La ministre Roy a par ailleurs « tenté de tromper les gens », en affirmant que le budget de son ministère atteignait désormais 1,3 % du budget de l’État, ce qui est faux selon l’ancienne ministre de l’Environnement.

Au contraire, le budget de la culture a subi « un vrai recul », assure Mme Melançon. La ministre a réussi à afficher son « 1,3 % », selon elle, en changeant la méthode de calcul pour grossir les chiffres, en incluant notamment les crédits d’impôt offerts aux producteurs culturels, ce qui ne se faisait pas avant.

Plateformes numériques : « vide sidéral »

Lors de l’étude des crédits budgétaires en culture, la semaine dernière, la députée de Verdun a reproché aussi à la ministre de ne pas avoir déposé de mémoire au Conseil de la radiodiffusion et des télécommunications canadiennes (CRTC), au moment où il procède à une révision des lois sur la radiodiffusion et la télédiffusion.

« Personne n’a fait entendre la voix du Québec », a-t-elle déploré.

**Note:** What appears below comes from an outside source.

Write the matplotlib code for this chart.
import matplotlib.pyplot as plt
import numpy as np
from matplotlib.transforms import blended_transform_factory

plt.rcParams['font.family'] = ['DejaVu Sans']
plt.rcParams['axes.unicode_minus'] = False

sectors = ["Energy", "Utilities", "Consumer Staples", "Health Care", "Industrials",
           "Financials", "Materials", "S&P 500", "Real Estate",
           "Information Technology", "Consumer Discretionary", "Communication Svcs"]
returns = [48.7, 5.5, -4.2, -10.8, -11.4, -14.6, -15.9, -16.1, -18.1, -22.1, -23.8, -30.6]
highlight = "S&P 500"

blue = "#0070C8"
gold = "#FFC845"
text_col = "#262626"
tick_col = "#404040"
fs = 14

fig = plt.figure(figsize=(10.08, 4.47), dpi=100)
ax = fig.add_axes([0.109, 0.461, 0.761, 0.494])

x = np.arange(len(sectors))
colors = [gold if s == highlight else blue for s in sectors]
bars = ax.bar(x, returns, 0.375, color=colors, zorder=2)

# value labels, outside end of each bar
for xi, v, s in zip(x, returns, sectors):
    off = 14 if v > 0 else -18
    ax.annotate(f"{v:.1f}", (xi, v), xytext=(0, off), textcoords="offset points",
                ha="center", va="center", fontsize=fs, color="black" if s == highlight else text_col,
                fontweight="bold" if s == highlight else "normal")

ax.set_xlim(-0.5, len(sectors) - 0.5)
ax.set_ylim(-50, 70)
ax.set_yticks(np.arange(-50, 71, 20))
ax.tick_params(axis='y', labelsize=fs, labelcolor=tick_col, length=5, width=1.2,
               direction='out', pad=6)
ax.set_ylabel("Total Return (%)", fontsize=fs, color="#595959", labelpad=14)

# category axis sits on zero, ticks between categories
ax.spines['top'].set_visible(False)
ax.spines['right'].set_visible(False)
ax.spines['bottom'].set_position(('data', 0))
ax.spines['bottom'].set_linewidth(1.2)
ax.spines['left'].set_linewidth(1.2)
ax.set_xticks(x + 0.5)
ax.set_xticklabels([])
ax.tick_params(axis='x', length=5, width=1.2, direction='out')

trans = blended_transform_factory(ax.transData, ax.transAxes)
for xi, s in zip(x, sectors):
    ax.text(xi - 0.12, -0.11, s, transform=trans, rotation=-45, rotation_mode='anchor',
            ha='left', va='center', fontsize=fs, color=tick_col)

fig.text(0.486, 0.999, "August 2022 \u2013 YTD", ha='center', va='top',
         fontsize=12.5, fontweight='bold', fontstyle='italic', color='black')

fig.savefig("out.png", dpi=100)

Ce à quoi la ministre avait répliqué qu’elle avait des discussions avec le ministre du Patrimoine canadien, Pablo Rodriguez.

Elle a aussi proposé sans succès la création d’un fonds dédié à la culture, qui serait constitué des sommes obtenues grâce à Netflix, qui perçoit désormais la TVQ.

Selon elle, la ministre Roy n’a pas su non plus mettre en place des mesures pour soutenir financièrement la production québécoise sur les plateformes numériques, la grande tendance de l’heure.

Encore là, c’est « le vide sidéral ».

Toutes les demandes d’entrevue à la ministre sont restées sans réponse.